FMRG: Eco: Cyber Enabled Transformation to Circular Supply Chains for Sustainable Pharmaceutical Manufacturing Networks

Current pharmaceutical manufacturing systems follow the linear model of “take, make, and dispose”. This model is neither economically nor environmentally sustainable. To enable future manufacturing to transition to a circular economy, making more efficient use of materials through recycling and repurposing, there is a growing emphasis on moving towards circular supply chains (CSCs).

Many industries have begun to convert from centralized batch manufacturing to automation-driven continuous manufacturing that is based on actual, rather than predicted, levels of demand. Yet, while this reduces waste at the single-plant scale, it is not sufficient for the creation of a complete zero waste CSC integrated industrial ecosystem.

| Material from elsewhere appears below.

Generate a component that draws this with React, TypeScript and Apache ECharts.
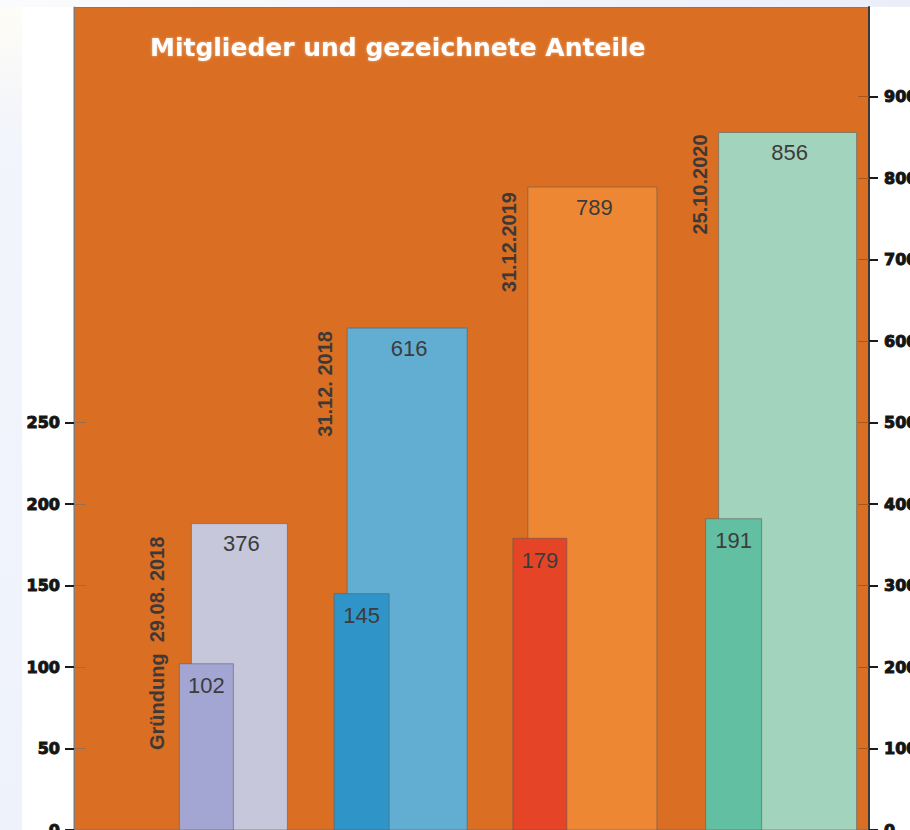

Models do not exist that connect single-scale plants to the larger network, making it impossible to account for feedback interactions between single-scale process innovations and existing processes across the manufacturing network to optimize resource utilization.

The goal of this project is to enable the design of zero waste future pharmaceutical manufacturing networks at a macroscale using an integrative, multidisciplinary approach focused on novel process chemistry and separation methods, macroscale modeling of manufacturing networks to integrate new processes at scale, and pricing optimization for collaborative decision making through dedicated cyberinfrastructure development. The cyberinfrastructure developed will aid in understanding the feedback loops between plant-scale automated manufacturing and macroscale manufacturing networks in making optimal decisions for adoption of recycling processes at scale and redesign of material flows towards CSCs.

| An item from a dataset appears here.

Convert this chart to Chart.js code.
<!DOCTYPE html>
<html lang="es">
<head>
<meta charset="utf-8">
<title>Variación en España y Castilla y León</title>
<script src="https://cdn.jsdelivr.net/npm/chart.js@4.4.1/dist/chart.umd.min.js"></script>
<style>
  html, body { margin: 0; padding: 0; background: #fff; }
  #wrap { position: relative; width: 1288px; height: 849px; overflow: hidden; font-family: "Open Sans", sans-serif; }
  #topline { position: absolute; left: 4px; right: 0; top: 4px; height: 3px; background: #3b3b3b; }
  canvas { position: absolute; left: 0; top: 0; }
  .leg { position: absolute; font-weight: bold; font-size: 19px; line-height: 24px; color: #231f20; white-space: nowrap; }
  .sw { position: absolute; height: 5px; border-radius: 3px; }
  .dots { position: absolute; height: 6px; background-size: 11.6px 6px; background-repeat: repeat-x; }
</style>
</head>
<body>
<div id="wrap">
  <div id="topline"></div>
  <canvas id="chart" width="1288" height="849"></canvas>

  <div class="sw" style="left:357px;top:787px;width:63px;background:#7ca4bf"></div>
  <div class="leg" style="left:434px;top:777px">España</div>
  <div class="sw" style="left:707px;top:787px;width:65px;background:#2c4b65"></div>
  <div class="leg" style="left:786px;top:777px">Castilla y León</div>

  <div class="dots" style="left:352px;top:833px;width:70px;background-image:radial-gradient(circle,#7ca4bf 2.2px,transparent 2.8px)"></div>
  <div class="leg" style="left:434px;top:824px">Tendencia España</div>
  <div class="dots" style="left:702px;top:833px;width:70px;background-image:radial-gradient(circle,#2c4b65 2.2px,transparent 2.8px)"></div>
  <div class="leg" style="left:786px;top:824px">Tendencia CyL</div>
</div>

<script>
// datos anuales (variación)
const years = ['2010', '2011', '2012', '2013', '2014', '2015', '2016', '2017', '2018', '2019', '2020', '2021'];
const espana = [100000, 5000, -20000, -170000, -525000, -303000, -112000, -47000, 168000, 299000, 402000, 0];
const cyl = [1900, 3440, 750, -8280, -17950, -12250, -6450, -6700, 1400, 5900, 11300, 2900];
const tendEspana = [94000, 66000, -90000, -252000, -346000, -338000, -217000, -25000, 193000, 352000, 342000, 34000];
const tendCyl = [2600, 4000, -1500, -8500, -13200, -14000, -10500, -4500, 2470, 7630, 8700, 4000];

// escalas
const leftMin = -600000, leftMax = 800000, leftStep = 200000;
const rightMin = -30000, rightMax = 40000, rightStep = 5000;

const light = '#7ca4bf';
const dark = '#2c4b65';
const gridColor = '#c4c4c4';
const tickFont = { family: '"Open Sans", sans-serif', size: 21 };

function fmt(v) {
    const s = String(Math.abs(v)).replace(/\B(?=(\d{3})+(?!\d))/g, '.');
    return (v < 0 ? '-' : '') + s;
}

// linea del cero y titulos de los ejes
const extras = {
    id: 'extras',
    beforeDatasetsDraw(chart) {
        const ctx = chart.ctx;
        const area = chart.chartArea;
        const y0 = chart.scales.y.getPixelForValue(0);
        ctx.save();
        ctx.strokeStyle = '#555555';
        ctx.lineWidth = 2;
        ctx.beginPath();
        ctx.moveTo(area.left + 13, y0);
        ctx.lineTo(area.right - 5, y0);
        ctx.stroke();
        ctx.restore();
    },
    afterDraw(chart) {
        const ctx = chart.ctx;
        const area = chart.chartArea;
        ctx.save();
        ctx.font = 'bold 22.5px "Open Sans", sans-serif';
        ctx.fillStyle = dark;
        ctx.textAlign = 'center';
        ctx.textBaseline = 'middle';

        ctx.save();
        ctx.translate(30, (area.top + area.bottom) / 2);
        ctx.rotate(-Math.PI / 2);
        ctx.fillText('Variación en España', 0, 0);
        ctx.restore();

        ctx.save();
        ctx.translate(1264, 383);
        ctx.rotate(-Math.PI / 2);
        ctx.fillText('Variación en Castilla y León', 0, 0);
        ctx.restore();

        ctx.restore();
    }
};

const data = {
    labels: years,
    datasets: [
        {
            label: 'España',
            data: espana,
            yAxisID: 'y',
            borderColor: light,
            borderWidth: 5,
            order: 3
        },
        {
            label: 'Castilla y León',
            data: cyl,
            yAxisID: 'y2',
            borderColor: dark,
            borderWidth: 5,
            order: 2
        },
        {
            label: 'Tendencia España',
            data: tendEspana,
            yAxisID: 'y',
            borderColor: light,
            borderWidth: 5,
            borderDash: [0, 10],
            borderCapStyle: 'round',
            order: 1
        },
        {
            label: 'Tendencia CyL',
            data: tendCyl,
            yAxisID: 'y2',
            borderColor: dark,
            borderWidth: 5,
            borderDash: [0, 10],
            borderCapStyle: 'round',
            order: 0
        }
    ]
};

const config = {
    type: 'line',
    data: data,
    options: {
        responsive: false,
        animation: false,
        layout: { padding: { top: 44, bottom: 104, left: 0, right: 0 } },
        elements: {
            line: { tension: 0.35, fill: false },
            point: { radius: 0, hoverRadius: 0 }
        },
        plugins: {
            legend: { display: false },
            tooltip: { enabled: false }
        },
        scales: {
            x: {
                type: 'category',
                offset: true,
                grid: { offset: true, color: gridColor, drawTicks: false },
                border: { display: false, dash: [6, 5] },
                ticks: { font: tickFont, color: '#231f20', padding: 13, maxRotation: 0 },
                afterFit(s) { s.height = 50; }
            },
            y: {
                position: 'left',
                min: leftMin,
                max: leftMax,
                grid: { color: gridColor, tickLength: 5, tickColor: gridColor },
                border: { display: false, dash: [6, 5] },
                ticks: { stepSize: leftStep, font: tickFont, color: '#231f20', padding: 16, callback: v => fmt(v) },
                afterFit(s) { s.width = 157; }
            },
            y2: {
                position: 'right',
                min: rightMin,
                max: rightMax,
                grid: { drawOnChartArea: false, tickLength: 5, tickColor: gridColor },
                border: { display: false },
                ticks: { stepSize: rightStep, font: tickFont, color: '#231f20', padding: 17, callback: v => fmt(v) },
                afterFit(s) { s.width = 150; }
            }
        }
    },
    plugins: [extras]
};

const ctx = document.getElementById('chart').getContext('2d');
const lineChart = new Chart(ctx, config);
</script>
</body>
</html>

Targeted key contributions of the project are: 1) creating novel modular recycling processes for waste medicines to enable CSCs and digital twin models for the facilities, 2) automating the integration of novel processes in an existing network by advancing algorithms for multi- scale integration and advancing cyberinfrastructure, and 3) creating a dual pricing mechanism and econometric model to transition the whole system to a CSC by facilitating waste exchange and use of recycled active ingredients. These advancements will provide a framework to drive innovations in manufacturing processes at the single scale in convergence with macroscale manufacturing networks to create a zero-waste future manufacturing system.

The approach of integrating modular manufacturing processes at the right scale in the overall network for zero waste pharmaceutical manufacturing will be generalizable to other future manufacturing networks. Graduate education in engineering will be enhanced to include convergence thinking by developing a “Computational Lab” to train interdisciplinary students in process design through macroscale network interactions for economic and environmental sustainability.

Undergraduates and minority students will be engaged in research through Purdue's SURF program and existing Purdue partnerships with HBCUs and Purdue’s Women in Engineering program. For future workforce development in pharmaceutical manufacturing, the project team will partner with Purdue’s existing Biotechnology Innovation and Regulatory Science program and Office of Professional Practice to translate the research outcomes into industrial practice training through workshops for industrial stakeholders, student internships, and partnerships with Ivy Tech Community College.

Integration through a web-based Hub of citizen data for use in driving network decisions will facilitate participation of citizens in sustainable future manufacturing.

This Future Manufacturing award is supported by the following NSF divisions/directorates: CBET/ENG, CMMI/ENG, CHE/MPS, and SBE.

This award reflects NSF's statutory mission and has been deemed worthy of support through evaluation using the Foundation's intellectual merit and broader impacts review criteria.